In Eikev, we continue to read Moses’ speeches to the Israelites. He reminds the people that if they maintain their covenant with G-d, then G-d will give them victory over their enemies. Moses warns the people that they shouldn’t forget G-d’s help. He reminds them of their disloyalties over the years and he tells of the death of Aaron.
Moses also looks to the future. He fears that the people wiill settle the land, enjoy its fruits and say they owe nothing to G-d. So, he warns the people not to eat without making a blessing of thanksgiving. The parashabegins with the statement “Vehaya eikev tishme’un…” The literal translation is “as a consequence of respecting the commandments that people usually trample on with their heel, then G-d will bless youand multiply you. So the rewards come after we’ve fulfilled G‑d’s commandments.
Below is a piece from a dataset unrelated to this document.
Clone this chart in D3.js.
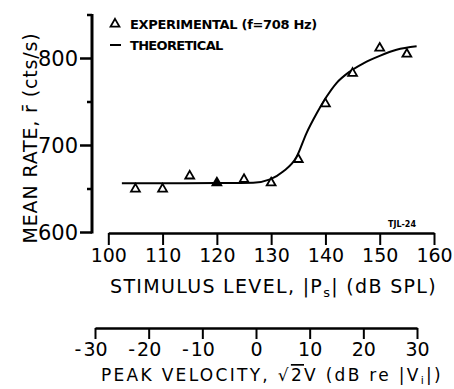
<!DOCTYPE html>
<html><head><meta charset="utf-8">
<script src="https://cdn.jsdelivr.net/npm/d3@7"></script>
<style>
body{margin:0;background:#fff;}
svg text{font-family:"DejaVu Sans",sans-serif;fill:#000;}
</style></head>
<body><svg id="c" width="454" height="389"></svg>
<script>
// Data
const expLevel = [105, 110, 115, 120, 125, 130, 135, 140, 145, 150, 155];
const expRate  = [650, 650, 665, 657, 661, 657, 684, 748, 783, 812, 805];
const expFilled = [false,false,false,true,false,false,false,false,false,false,false];
const theoLevel = [102.5, 110, 120, 126.7, 129.8, 132.2, 134.7, 136.5, 138.4, 140.2, 142.0, 144.5, 147, 150, 153.1, 156.8];
const theoRate  = [656.6, 656.6, 656.8, 657.2, 661, 670, 687, 714, 737, 756, 771.5, 785, 794.5, 803, 810, 814];
const levelTicks = [100, 110, 120, 130, 140, 150, 160];
const velTicks = [-30, -20, -10, 0, 10, 20, 30];
const rateMajor = [600, 700, 800];
const rateMinor = [650, 750, 850];

const svg = d3.select("#c");
const x = d3.scaleLinear().domain([100,160]).range([108.3,434]);
const xv = d3.scaleLinear().domain([-30,30]).range([95,417]);
const y = d3.scaleLinear().domain([600,850]).range([232.5,15]);
const axX = 92;

function fit(t, target){
  const n = t.node().getNumberOfChars();
  let ls = 0;
  for (let k=0;k<3;k++){
    const w = t.node().getBBox().width;
    ls += (target - w) / (n - 1);
    t.attr("letter-spacing", ls);
    t.selectAll("tspan").attr("letter-spacing", ls);
  }
}

// Y axis
const gy = svg.append("g").attr("transform",`translate(${axX},0)`);
gy.append("line").attr("x1",0).attr("x2",0).attr("y1",y(850)-1).attr("y2",y(600)+1)
  .attr("stroke","#000").attr("stroke-width",3);
gy.selectAll(".maj").data(rateMajor).join("line")
  .attr("x1",-12).attr("x2",0).attr("y1",d=>y(d)).attr("y2",d=>y(d))
  .attr("stroke","#000").attr("stroke-width",2.5);
gy.selectAll(".min").data(rateMinor).join("line")
  .attr("x1",-5).attr("x2",0).attr("y1",d=>y(d)).attr("y2",d=>y(d))
  .attr("stroke","#000").attr("stroke-width",2.5);
gy.selectAll("text").data(rateMajor).join("text")
  .attr("x",-14).attr("y",d=>y(d)).attr("dy","0.36em")
  .attr("text-anchor","end").attr("font-size",21).text(d=>d);

// Y title
const yt = svg.append("text").attr("transform","translate(37,138) rotate(-90)")
  .attr("text-anchor","middle").attr("font-size",19)
  .text("MEAN RATE, r\u0304 (cts/s)");
fit(yt, 211);

// X axis (stimulus level)
const gx = svg.append("g").attr("transform","translate(0,233)")
  .call(d3.axisBottom(x).tickValues(levelTicks).tickSize(12).tickSizeOuter(0).tickPadding(4));
gx.select(".domain").attr("stroke-width",2.5);
gx.selectAll(".tick line").attr("stroke-width",2);
gx.selectAll(".tick text").attr("font-size",19).attr("font-family","DejaVu Sans");
const xt = svg.append("text").attr("x",110).attr("y",293)
  .attr("font-size",19)
  .html('STIMULUS LEVEL, |P<tspan font-size="13" dy="4">s</tspan><tspan dy="-4">| (dB SPL)</tspan>');
fit(xt, 327);

// Velocity axis
const gv = svg.append("g").attr("transform","translate(0,328)")
  .call(d3.axisBottom(xv).tickValues(velTicks).tickSize(11).tickSizeOuter(0).tickPadding(4)
    .tickFormat(d=>Math.abs(d)));
gv.select(".domain").attr("stroke-width",2.5);
gv.selectAll(".tick line").attr("stroke-width",2);
gv.selectAll(".tick text").attr("font-size",19).attr("font-family","DejaVu Sans");
gv.selectAll(".tick").each(function(d){
  if(d<0){
    const t=d3.select(this).select("text");
    const w=t.node().getComputedTextLength();
    d3.select(this).append("text").attr("x",-w/2-2).attr("y",t.attr("y")).attr("dy",t.attr("dy"))
      .attr("text-anchor","end").attr("font-size",19).attr("fill","#000").text("-");
  }
});
const vt = svg.append("text").attr("x",101).attr("y",381)
  .attr("font-size",17)
  .html('PEAK VELOCITY, \u221A<tspan text-decoration="overline">2</tspan>V (dB re |V<tspan font-size="11" dy="3">i</tspan><tspan dy="-3">|)</tspan>');
fit(vt, 342);

// TJL-24
svg.append("text").attr("x",388).attr("y",227).attr("font-size",8).attr("font-weight","bold")
  .text("TJL-24");

// Theoretical line
svg.append("path").datum(theoLevel.map((d,i)=>[d,theoRate[i]]))
  .attr("d",d3.line().x(d=>x(d[0])).y(d=>y(d[1])).curve(d3.curveMonotoneX))
  .attr("fill","none").attr("stroke","#000").attr("stroke-width",2);

// Experimental triangles
const tri = d3.symbol().type(d3.symbolTriangle).size(34);
svg.selectAll(".pt").data(expLevel.map((d,i)=>({l:d,r:expRate[i],f:expFilled[i]}))).join("path")
  .attr("transform",d=>`translate(${x(d.l)},${y(d.r)})`).attr("d",tri)
  .attr("fill",d=>d.f?"#000":"#fff").attr("stroke","#000").attr("stroke-width",1.8);

// Legend
svg.append("path").attr("transform","translate(115,24)").attr("d",tri)
  .attr("fill","#fff").attr("stroke","#000").attr("stroke-width",1.8);
const l1 = svg.append("text").attr("x",130).attr("y",29).attr("font-size",13).attr("font-weight","bold")
  .text("EXPERIMENTAL (f=708 Hz)");
fit(l1, 187);
svg.append("line").attr("x1",110).attr("x2",121).attr("y1",45).attr("y2",45)
  .attr("stroke","#000").attr("stroke-width",2);
const l2 = svg.append("text").attr("x",130).attr("y",50).attr("font-size",13).attr("font-weight","bold")
  .text("THEORETICAL");
fit(l2, 93);
</script></body></html>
But G‑d’s choice of words is unusual. A more obvious expression would have been, “If (im) you keep the laws.” Why does He say “as a consequence of”(eikev) your keeping the laws?
Rashi says that the word eikev has a double meaning: (a) consequence, and (b) a heel. Hence Jacob’s name “Yaakov”, because he was hanging on to Esav’s heel when he emerged from Rebecca’s womb. Rashi explains that the verse is alluding to the “light” commandments, the seemingly less important mitzvot which people tend to “trample with their heels.” The type of things which all too easily fall by the wayside. He isn’t talking about the “major” commandments, such as keeping kosher, or fasting on Yom Kippur. He is talking about the smaller mitzvot? Are we as careful?
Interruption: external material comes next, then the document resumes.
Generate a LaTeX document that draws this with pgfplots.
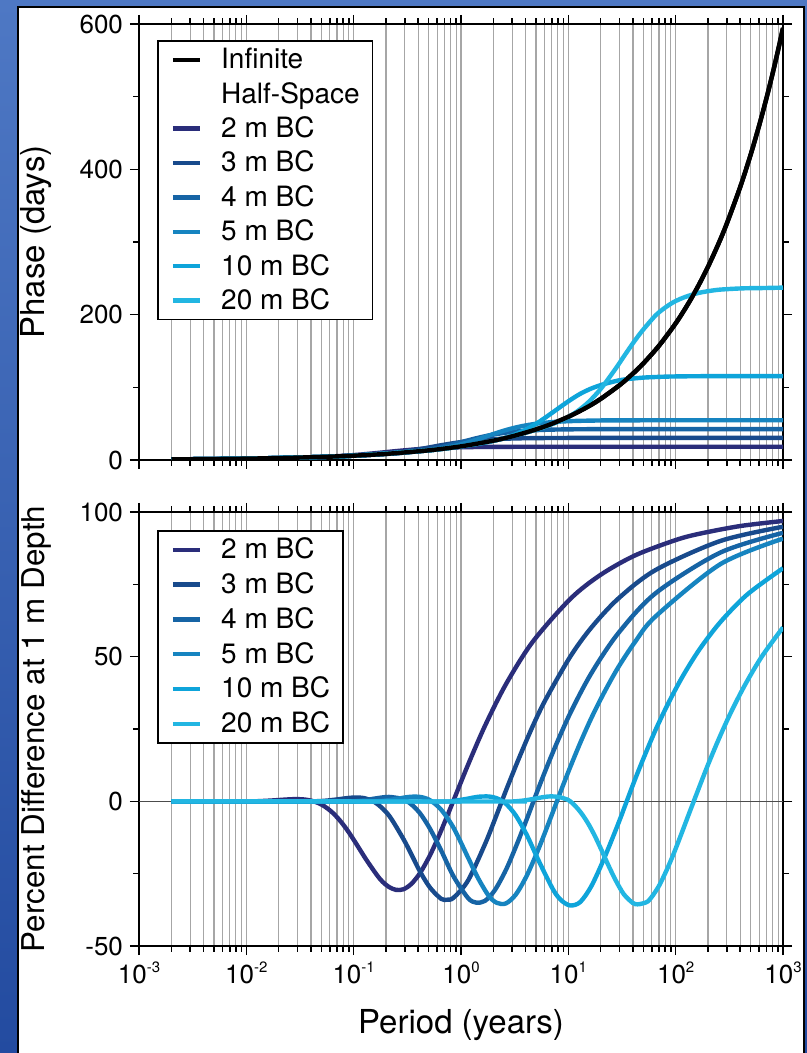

But of the 613 mitzvot, which are little mitzvot? Maybe Rashi means the lesser known mitzvot: number 270 for example “not to remove landmarks”, or number 204: “not to swear needlessly”. You will do your work through the small mitzvot, says G‑d. The work that is not impressive, the mitzvot that are like heels, will stimulate blessings.
Muswell Hill shul is great at focusing on the little causes – the homeless shelter, helping with the food bank, bar and bat mitzvah twinning with children in Ukraine, and so much more. These small causes touch the lives of people in a deep way. They can be as nourishing and impactful as the big mitzvot..
So, let us not forget the little things.